A comunicação é intrínseca à condição humana e existe desde o aparecimento do ser humano no mundo. Portanto, mais do que um fato, a comunicação é uma necessidade do social. Um evento no qual os indivíduos intercambiam práticas e reflexões comuns a determinada atividade, construindo, por conseguinte, um processo de humanização (BERLO, 1997). As pessoas se esquecem que a interação social e cultural da humanidade só é possível pela existência de diversos mecanismos de comunicação, como a fala, a escrita, a difusão de símbolos universalizantes etc., e não somente pela existência de veículos de comunicação de massa.

Sofistas modernos

Como e em que momento a linguagem se diversificou em idiomas, como e em que momento a linguagem auditiva se transformou em linguagem visual, com a invenção dos primeiros sistemas de escrita, são problemas até agora não resolvidos e que, segundo toda probabilidade, continuarão para sempre insolúveis. De acordo com Edward Sapir, a história da escrita é, em essência, uma longa tentativa para desenvolver um simbolismo independente com base na representação gráfica, seguida da lenta e amargurada constatação de que a linguagem falada é de um simbolismo mais poderoso do que qualquer espécie de gráfico e que o verdadeiro progresso na arte da escrita repousa no abandono virtual do princípio de que originalmente partiu.

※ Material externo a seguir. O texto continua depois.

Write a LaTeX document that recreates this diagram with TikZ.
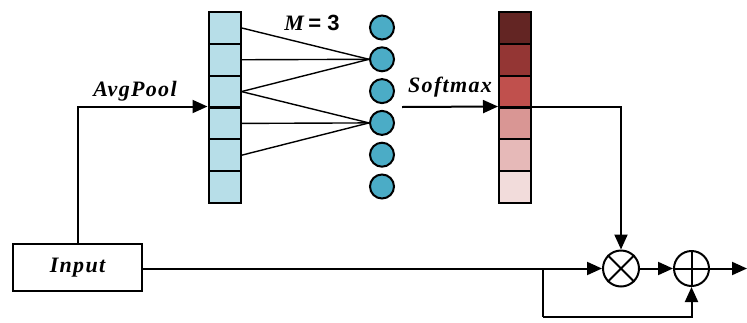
\documentclass[tikz,border=0pt]{standalone}
\usepackage{fontspec}
\setmainfont{Liberation Serif}
\newfontfamily\lbl[LetterSpace=6, UprightFont={* Bold Italic}]{Liberation Serif}
\newfontfamily\lsans{Liberation Sans}
\usetikzlibrary{arrows.meta}
\definecolor{cellblue}{HTML}{B7DEE8}
\definecolor{dotblue}{HTML}{4BACC6}
\definecolor{ra}{HTML}{632523}
\definecolor{rb}{HTML}{943634}
\definecolor{rc}{HTML}{C0504D}
\definecolor{rd}{HTML}{D99694}
\definecolor{re}{HTML}{E6B9B8}
\definecolor{rf}{HTML}{F2DCDB}
\tikzset{
  cell/.style={draw, line width=2pt, minimum width=32pt, minimum height=31.8pt, inner sep=0pt},
  dot/.style={draw, circle, fill=dotblue, line width=2pt, minimum size=24pt, inner sep=0pt},
  op/.style={draw, circle, line width=2pt, minimum size=36pt, inner sep=0pt},
  arr/.style={line width=2pt, -{Triangle[length=15pt,width=13pt]}},
  fan/.style={line width=1.4pt},
  lab/.style={font=\fontsize{22}{26}\selectfont\lbl, inner sep=0pt, anchor=base},
}
\begin{document}
\begin{tikzpicture}[x=1pt,y=-1pt]
\useasboundingbox (0,0) rectangle (747,322);
% blue column
\foreach \i in {1,...,6} {
  \node[cell, fill=cellblue] (b\i) at (224.5, {12+31.83*(\i-0.5)}) {};
  \node[dot] (c\i) at (382, {27.5+31.8*(\i-1)}) {};
}
% red column
\node[cell, fill=ra] (r1) at (515, {12+31.83*0.5}) {};
\node[cell, fill=rb] (r2) at (515, {12+31.83*1.5}) {};
\node[cell, fill=rc] (r3) at (515, {12+31.83*2.5}) {};
\node[cell, fill=rd] (r4) at (515, {12+31.83*3.5}) {};
\node[cell, fill=re] (r5) at (515, {12+31.83*4.5}) {};
\node[cell, fill=rf] (r6) at (515, {12+31.83*5.5}) {};
% fan lines
\draw[fan] (b1.east) -- (c2.west);
\draw[fan] (b2.east) -- (c2.west);
\draw[fan] (b3.east) -- (c2.west);
\draw[fan] (b3.east) -- (c4.west);
\draw[fan] (b4.east) -- (c4.west);
\draw[fan] (b5.east) -- (c4.west);
% labels
\node[inner sep=0pt, anchor=base, font=\fontsize{22}{26}\selectfont] (m3) at (312,30) {\textbf{\textit{M}}\,{\lsans\bfseries = 3}};
\node[lab] (avg) at (135,96) {AvgPool};
\node[lab] (soft) at (450,92) {Softmax};
% input box
\node[draw, line width=2pt, minimum width=129pt, minimum height=47pt, inner sep=0pt,
      font=\fontsize{22}{26}\selectfont\lbl] (inp) at (77.5,267.5) {Input};
% operators
\node[op] (mul) at (621,268.5) {};
\draw[line width=2pt] (mul.north west) -- (mul.south east) (mul.north east) -- (mul.south west);
\node[op, minimum size=35pt] (plus) at (691.5,268.5) {};
\draw[line width=2pt] (plus.north) -- (plus.south) (plus.west) -- (plus.east);
% coordinates
\coordinate (sa) at (402,107);
\coordinate (br) at (543,268.5);
\coordinate (bl) at (543,317);
\coordinate (out) at (747,268.5);
% connectors
\draw[arr] (inp.north) |- (b4.north west);
\draw[arr] (sa) -- (r4.north west);
\draw[arr] (r4.north east) -| (mul.north);
\draw[arr] (inp.east |- mul.west) -- (mul.west);
\draw[line width=2pt] (br) -- (bl);
\draw[arr] (bl) -| (plus.south);
\draw[arr] (mul.east) -- (plus.west);
\draw[arr] (plus.east) -- (out);
\end{tikzpicture}
\end{document}
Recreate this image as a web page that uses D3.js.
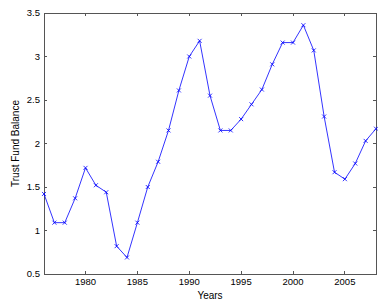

Segundo o fundador da lingüística moderna, Ferdinand de Saussure, a escrita em nada modifica o regime da produção e troca das idéias. Para este midiólogo, a escrita não aparece apenas como uma forma de representar a língua. Uma comunicação visual possuirá, sim, modificações de uma comunicação auditiva (BOUGNOX, 1994). Toda nossa cultura gira em volta dessa passagem e talvez esse seja um fator preocupante. As pessoas escolhem o meio de comunicação mais conveniente e mais acessível e também selecionam os conteúdos a serem comunicados, caso esses tenham algo que venha de encontro a seus princípios ou às suas crenças eles serão, com certeza, abolidos, censurados e mesmo esquecidos (GOMES, 1997).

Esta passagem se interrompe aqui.